SACRAMENTO – Freshmen. They have a lot to learn.
Rosary freshman Kate Goostrey was unaware that high school players are not supposed to shoot well in an NBA arena.
So Goostrey made six 3-pointers and scored her season high of 25 points Friday in Rosary’s 62-45 win over Campolindo of Moraga in the CIF State Division III girls basketball championship game in the Golden 1 Center.
The Golden 1 Center is the new home arena for the NBA’s Sacramento Kings. Goostrey treated the big place like it was the smallish Karcher Center, Rosary’s on-campus home gym. Her six 3-pointers established a CIF State Division III championship game record.
Records do not exist for most blocked shots in a CIF State girls basketball championship game. If they did, Rosary’s Rebekah Obinma might have broken it Friday. She blocked 10 shots.
Obinma, a 6-foot-1 junior who played Friday like she is 7-foot-1, also had 17 rebound and scored 12 points. Camille Lira added 11 points for the Royals, who finished 30-5.
Rosary jumped to a 7-0 lead. Campolindo (27-7) missed its first 12 shots of the game before rallying to go ahead, 8-7. A Goostrey 3-pointer put the Royals back on top, 10-8, and Rosary did not trail again.
Goostrey claimed she was nervous during the game.

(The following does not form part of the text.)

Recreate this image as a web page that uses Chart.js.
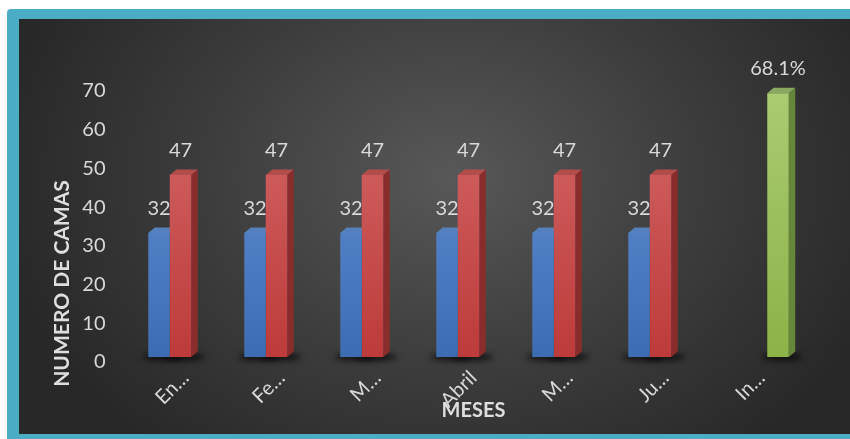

“I definitely was at the beginning,” said Goostrey, a 5-foot-7 point guard. “Coming out, looking at the big court. My teammates told me to just calm down and take it easy, that it was just another game.”
Of course, it was not.
It was Rosary’s first CIF State championship basketball game. Three weeks earlier, the Royals won their second CIF-Southern Section title, having won the previous one in 1999.
Richard Yoon, in his 22nd season coaching Rosary, saw the team’s potential months ago.
“I thought we could do some special things,” Yoon said. “We just had to pull together.”
Obinma saw those same possibilities, too.
“With all the talent we have,” she said, “in the first game I knew we were going to be good.”
Rosary took a 13-11 lead into the second quarter. In that second quarter, the Royals outscored the Cougars, 18-7, to take a 31-18 lead into halftime.
Obinma was at her best offensively in the second half. She scored Rosary’s first 10 points of the third quarter, all from within 5 feet of the basket.
Campolindo made a brief run in the quarter, but Rosary maintained its 13-point edge going into the fourth quarter.
Goostrey opened the fourth quarter with a 3-pointer. Lira followed with a layup. Goostrey added another 3-pointer and Rosary had a 54-36 lead.
Campolindo went cold, missing seven consecutive shots.
Obinma fouled out with 2:26 remaining. The Royals had a 19-point lead, though, and the state championship trophy was pretty much theirs.
Campolindo’s top player was Haley Van Dyke, a 6-foot junior center. She scored 22 points and took a lot of shots to get there – Van Dyke was 9 for 37 from the field. Van Dyke also had 25 rebounds, 13 of them at the offensive end.
Rosary won CIF-SS and CIF State championships this season, but the Royals did not win a league championship. They finished third in the Trinity League, behind league-champion Mater Dei, which plays in the CIF State Division 2 championship game today, and second-place Orange Lutheran.
Rosary’s final loss of the 2016-17 season was to Orange Lutheran in a league game. The Royals finished the season by winning 12 in a row, including a 52-51 win over Camarillo in the CIF-SS Division 2AA championship game, a 63-53 win over Serra of San Diego in the CIF Southern California Regionals Division III championship game and their CIF State championship win over Campolindo.
“I’m so proud of our kids,” Yoon said. “They did the hard work. I can’t say enough about them.”